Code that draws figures
start

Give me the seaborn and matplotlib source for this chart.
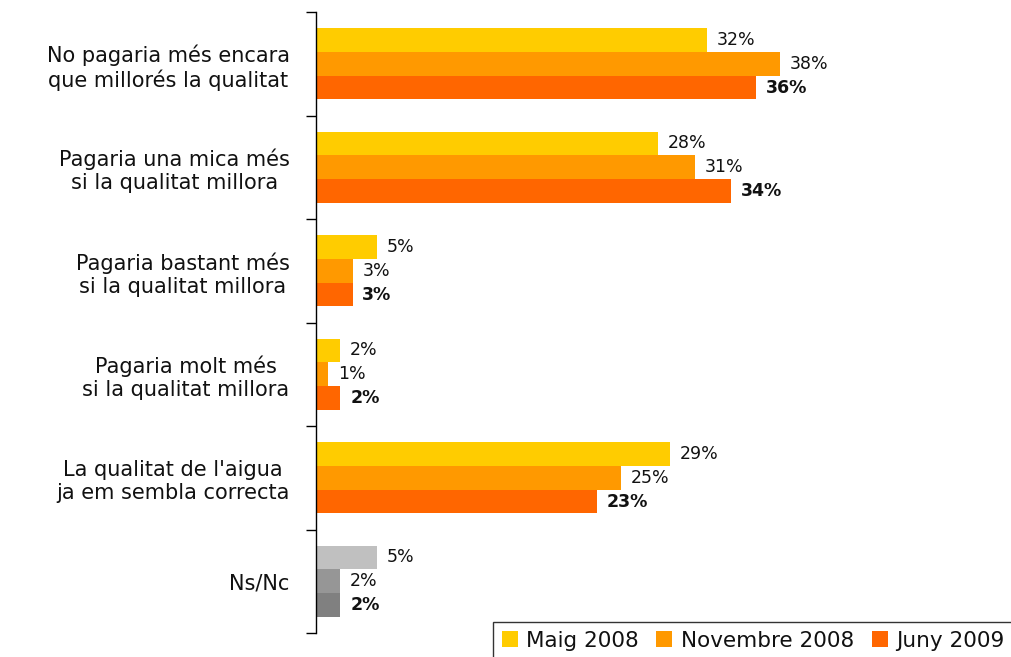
import matplotlib
matplotlib.use("Agg")
import matplotlib.pyplot as plt
import seaborn as sns
import pandas as pd
import numpy as np

categories = [
    "No pagaria més encara\nque millorés la qualitat",
    "Pagaria una mica més\nsi la qualitat millora",
    "Pagaria bastant més\nsi la qualitat millora",
    "Pagaria molt més\nsi la qualitat millora",
    "La qualitat de l'aigua\nja em sembla correcta",
    "Ns/Nc",
]
series = ["Maig 2008", "Novembre 2008", "Juny 2009"]
maig_2008 = [32, 28, 5, 2, 29, 5]
novembre_2008 = [38, 31, 3, 1, 25, 2]
juny_2009 = [36, 34, 3, 2, 23, 2]

colors = ["#FFCC00", "#FF9900", "#FF6600"]
grays = ["#C0C0C0", "#969696", "#808080"]

rows = []
for s, vals in zip(series, [maig_2008, novembre_2008, juny_2009]):
    for c, v in zip(categories, vals):
        rows.append({"cat": c, "serie": s, "val": v})
df = pd.DataFrame(rows)

sns.set_theme(style="white")
plt.rcParams["font.family"] = ["DejaVu Sans"]

fig = plt.figure(figsize=(10.12, 6.57), dpi=100)
ax = fig.add_axes([316/1012, 1-633/657, (1000-316)/1012, (633-12)/657])

sns.barplot(data=df, y="cat", x="val", hue="serie", order=categories,
            hue_order=series, palette=colors, width=0.69, orient="h",
            saturation=1, ax=ax, legend=True, linewidth=0)

# recolor Ns/Nc bars gray
for i, cont in enumerate(ax.containers):
    cont.patches[5].set_facecolor(grays[i])

# value labels
for i, cont in enumerate(ax.containers):
    for p in cont.patches:
        w = p.get_width()
        yc = p.get_y() + p.get_height() / 2
        ax.annotate(f"{w:.0f}%", xy=(w, yc), xytext=(7, 0),
                    textcoords="offset points", va="center", ha="left",
                    fontsize=12.5, color="#111111",
                    fontweight="bold" if i == 2 else "normal")

ax.set_xlim(0, 56)
ax.set_ylim(len(categories) - 0.5, -0.5)
ax.set_xlabel("")
ax.set_ylabel("")
ax.set_xticks([])
for s in ["top", "right", "bottom"]:
    ax.spines[s].set_visible(False)
ax.spines["left"].set_color("black")
ax.spines["left"].set_linewidth(1.0)

ax.set_yticks(range(len(categories)))
ax.set_yticklabels(categories, fontsize=15, color="#111111", multialignment="center")
ax.tick_params(axis="y", which="major", left=True, length=0, pad=19)
ax.set_yticks(np.arange(-0.5, len(categories), 1.0), minor=True)
ax.tick_params(axis="y", which="minor", left=True, length=7, width=1,
               color="black", direction="out")

leg = ax.legend(loc="upper left", bbox_to_anchor=(493/1012, 1-622/657),
                bbox_transform=fig.transFigure, ncol=3, frameon=True,
                fontsize=15.5, handlelength=0.75, handleheight=0.75,
                handletextpad=0.4, columnspacing=0.8, borderpad=0.4,
                borderaxespad=0, fancybox=False, edgecolor="black")
leg.get_frame().set_linewidth(1.0)
for t in leg.get_texts():
    t.set_color("#111111")

fig.savefig("out.png", dpi=100)
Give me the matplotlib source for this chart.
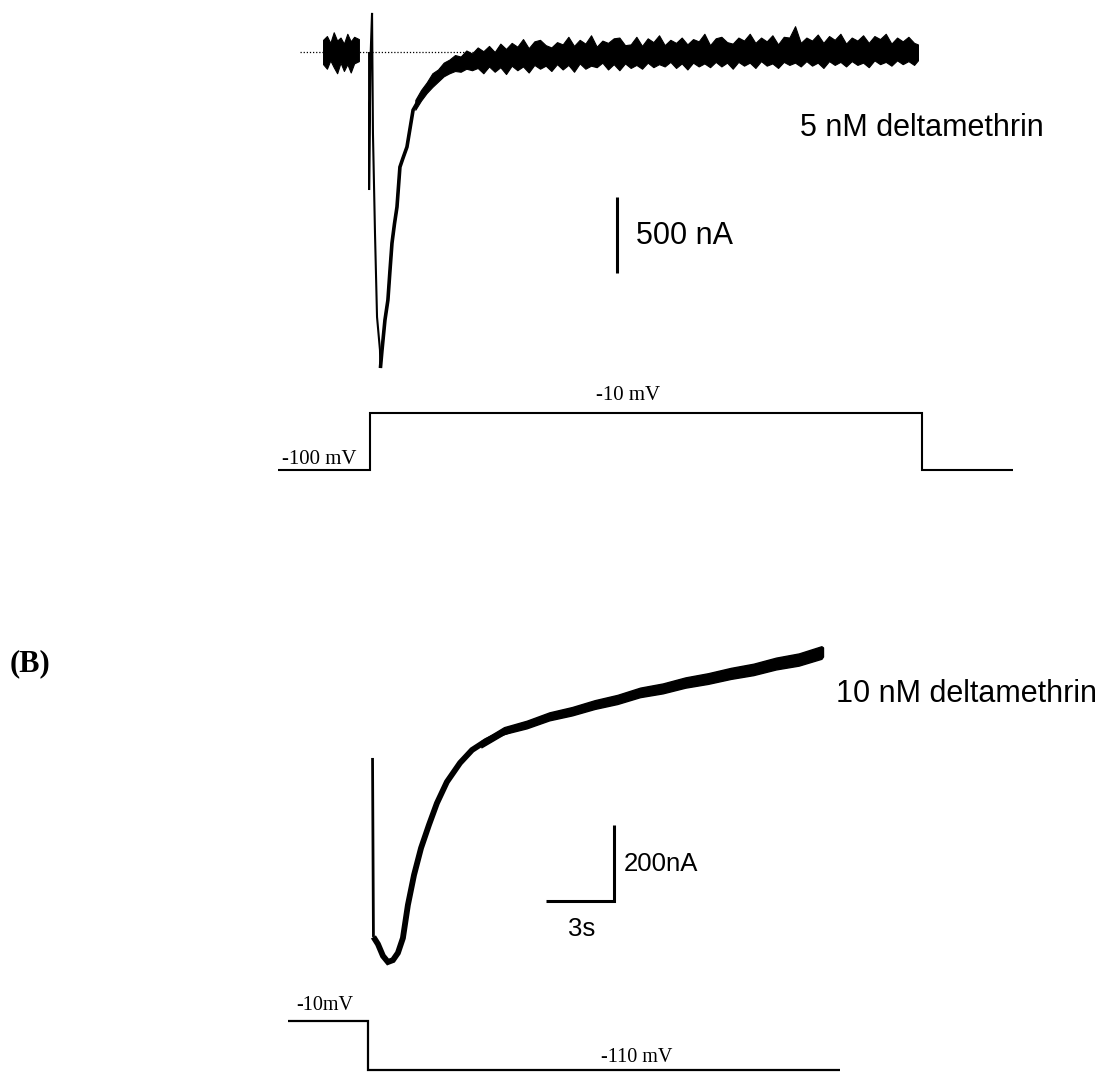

end

*WHAT NEEDS TO BE DONE*.
Transcribe the entries from their first line to the line that holds "juny_2009 = [36, 34, 3, 2, 23, 2]", both included, and skip every picture.

*COMPLETE OUTPUT*.
Give me the seaborn and matplotlib source for this chart.
import matplotlib
matplotlib.use("Agg")
import matplotlib.pyplot as plt
import seaborn as sns
import pandas as pd
import numpy as np

categories = [
    "No pagaria més encara\nque millorés la qualitat",
    "Pagaria una mica més\nsi la qualitat millora",
    "Pagaria bastant més\nsi la qualitat millora",
    "Pagaria molt més\nsi la qualitat millora",
    "La qualitat de l'aigua\nja em sembla correcta",
    "Ns/Nc",
]
series = ["Maig 2008", "Novembre 2008", "Juny 2009"]
maig_2008 = [32, 28, 5, 2, 29, 5]
novembre_2008 = [38, 31, 3, 1, 25, 2]
juny_2009 = [36, 34, 3, 2, 23, 2]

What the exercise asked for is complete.